◆ **SHORT EXERCISE**:
Leave out the pictures and repeat the rest of the material exactly.

◆ **SUPPLIED MATERIAL**:

§

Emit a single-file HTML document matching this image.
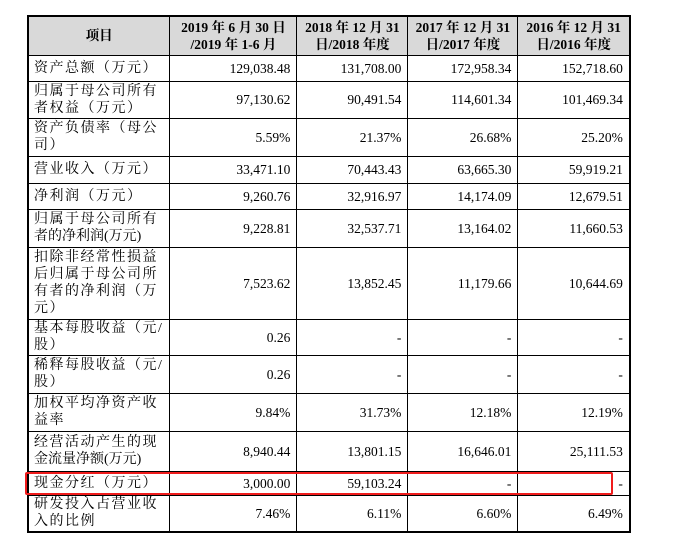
<!DOCTYPE html>
<html><head><meta charset="utf-8"><style>
body{margin:0;width:678px;height:541px;background:#fff;position:relative;overflow:hidden;font-family:"Liberation Serif","Noto Serif CJK SC","Noto Sans CJK SC",serif;color:#000}
table{position:absolute;left:27px;top:15px;border-collapse:collapse;table-layout:fixed;border:2px solid #000}
td,th{border:1px solid #000;font-size:13.5px;line-height:17px;padding:0 6px;overflow:hidden;white-space:nowrap}
th{background:#d9d9d9;font-weight:bold;text-align:center;line-height:17px}
td{text-align:right}
td.l{text-align:left;padding-left:5px;letter-spacing:1.5px;font-size:14px}
.hl{position:absolute;left:25px;top:472px;width:584px;height:19px;border:2.5px solid #f01c1c;border-radius:2px}
</style></head><body>
<table>
<colgroup><col style="width:129px"><col style="width:127px"><col style="width:111px"><col style="width:110px"><col style="width:112px"></colgroup>
<tr style="height:39px"><th>项目</th><th>2019 年 6 月 30 日<br>/2019 年 1-6 月</th><th>2018 年 12 月 31<br>日/2018 年度</th><th>2017 年 12 月 31<br>日/2017 年度</th><th>2016 年 12 月 31<br>日/2016 年度</th></tr>
<tr style="height:26px"><td class="l">资产总额（万元）</td><td>129,038.48</td><td>131,708.00</td><td>172,958.34</td><td>152,718.60</td></tr>
<tr style="height:37px"><td class="l">归属于母公司所有<br>者权益（万元）</td><td>97,130.62</td><td>90,491.54</td><td>114,601.34</td><td>101,469.34</td></tr>
<tr style="height:38px"><td class="l">资产负债率（母公<br>司）</td><td>5.59%</td><td>21.37%</td><td>26.68%</td><td>25.20%</td></tr>
<tr style="height:27px"><td class="l">营业收入（万元）</td><td>33,471.10</td><td>70,443.43</td><td>63,665.30</td><td>59,919.21</td></tr>
<tr style="height:26px"><td class="l">净利润（万元）</td><td>9,260.76</td><td>32,916.97</td><td>14,174.09</td><td>12,679.51</td></tr>
<tr style="height:38px"><td class="l">归属于母公司所有<br><span style="letter-spacing:0">者的净利润(万元)</span></td><td>9,228.81</td><td>32,537.71</td><td>13,164.02</td><td>11,660.53</td></tr>
<tr style="height:72px"><td class="l">扣除非经常性损益<br>后归属于母公司所<br>有者的净利润（万<br>元）</td><td>7,523.62</td><td>13,852.45</td><td>11,179.66</td><td>10,644.69</td></tr>
<tr style="height:36px"><td class="l">基本每股收益（元/<br>股）</td><td>0.26</td><td>-</td><td>-</td><td>-</td></tr>
<tr style="height:38px"><td class="l">稀释每股收益（元/<br>股）</td><td>0.26</td><td>-</td><td>-</td><td>-</td></tr>
<tr style="height:38px"><td class="l">加权平均净资产收<br>益率</td><td>9.84%</td><td>31.73%</td><td>12.18%</td><td>12.19%</td></tr>
<tr style="height:40px"><td class="l">经营活动产生的现<br><span style="letter-spacing:0">金流量净额(万元)</span></td><td>8,940.44</td><td>13,801.15</td><td>16,646.01</td><td>25,111.53</td></tr>
<tr style="height:24px"><td class="l">现金分红（万元）</td><td>3,000.00</td><td>59,103.24</td><td>-</td><td>-</td></tr>
<tr style="height:37px"><td class="l">研发投入占营业收<br>入的比例</td><td>7.46%</td><td>6.11%</td><td>6.60%</td><td>6.49%</td></tr>
</table>
<div class="hl"></div>
</body></html>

§

◆ **TASK ANSWER**:
Emit a single-file HTML document matching this image.
<!DOCTYPE html>
<html><head><meta charset="utf-8"><style>
body{margin:0;width:678px;height:541px;background:#fff;position:relative;overflow:hidden;font-family:"Liberation Serif","Noto Serif CJK SC","Noto Sans CJK SC",serif;color:#000}
table{position:absolute;left:27px;top:15px;border-collapse:collapse;table-layout:fixed;border:2px solid #000}
td,th{border:1px solid #000;font-size:13.5px;line-height:17px;padding:0 6px;overflow:hidden;white-space:nowrap}
th{background:#d9d9d9;font-weight:bold;text-align:center;line-height:17px}
td{text-align:right}
td.l{text-align:left;padding-left:5px;letter-spacing:1.5px;font-size:14px}
.hl{position:absolute;left:25px;top:472px;width:584px;height:19px;border:2.5px solid #f01c1c;border-radius:2px}
</style></head><body>
<table>
<colgroup><col style="width:129px"><col style="width:127px"><col style="width:111px"><col style="width:110px"><col style="width:112px"></colgroup>
<tr style="height:39px"><th>项目</th><th>2019 年 6 月 30 日<br>/2019 年 1-6 月</th><th>2018 年 12 月 31<br>日/2018 年度</th><th>2017 年 12 月 31<br>日/2017 年度</th><th>2016 年 12 月 31<br>日/2016 年度</th></tr>
<tr style="height:26px"><td class="l">资产总额（万元）</td><td>129,038.48</td><td>131,708.00</td><td>172,958.34</td><td>152,718.60</td></tr>
<tr style="height:37px"><td class="l">归属于母公司所有<br>者权益（万元）</td><td>97,130.62</td><td>90,491.54</td><td>114,601.34</td><td>101,469.34</td></tr>
<tr style="height:38px"><td class="l">资产负债率（母公<br>司）</td><td>5.59%</td><td>21.37%</td><td>26.68%</td><td>25.20%</td></tr>
<tr style="height:27px"><td class="l">营业收入（万元）</td><td>33,471.10</td><td>70,443.43</td><td>63,665.30</td><td>59,919.21</td></tr>
<tr style="height:26px"><td class="l">净利润（万元）</td><td>9,260.76</td><td>32,916.97</td><td>14,174.09</td><td>12,679.51</td></tr>
<tr style="height:38px"><td class="l">归属于母公司所有<br><span style="letter-spacing:0">者的净利润(万元)</span></td><td>9,228.81</td><td>32,537.71</td><td>13,164.02</td><td>11,660.53</td></tr>
<tr style="height:72px"><td class="l">扣除非经常性损益<br>后归属于母公司所<br>有者的净利润（万<br>元）</td><td>7,523.62</td><td>13,852.45</td><td>11,179.66</td><td>10,644.69</td></tr>
<tr style="height:36px"><td class="l">基本每股收益（元/<br>股）</td><td>0.26</td><td>-</td><td>-</td><td>-</td></tr>
<tr style="height:38px"><td class="l">稀释每股收益（元/<br>股）</td><td>0.26</td><td>-</td><td>-</td><td>-</td></tr>
<tr style="height:38px"><td class="l">加权平均净资产收<br>益率</td><td>9.84%</td><td>31.73%</td><td>12.18%</td><td>12.19%</td></tr>
<tr style="height:40px"><td class="l">经营活动产生的现<br><span style="letter-spacing:0">金流量净额(万元)</span></td><td>8,940.44</td><td>13,801.15</td><td>16,646.01</td><td>25,111.53</td></tr>
<tr style="height:24px"><td class="l">现金分红（万元）</td><td>3,000.00</td><td>59,103.24</td><td>-</td><td>-</td></tr>
<tr style="height:37px"><td class="l">研发投入占营业收<br>入的比例</td><td>7.46%</td><td>6.11%</td><td>6.60%</td><td>6.49%</td></tr>
</table>
<div class="hl"></div>
</body></html>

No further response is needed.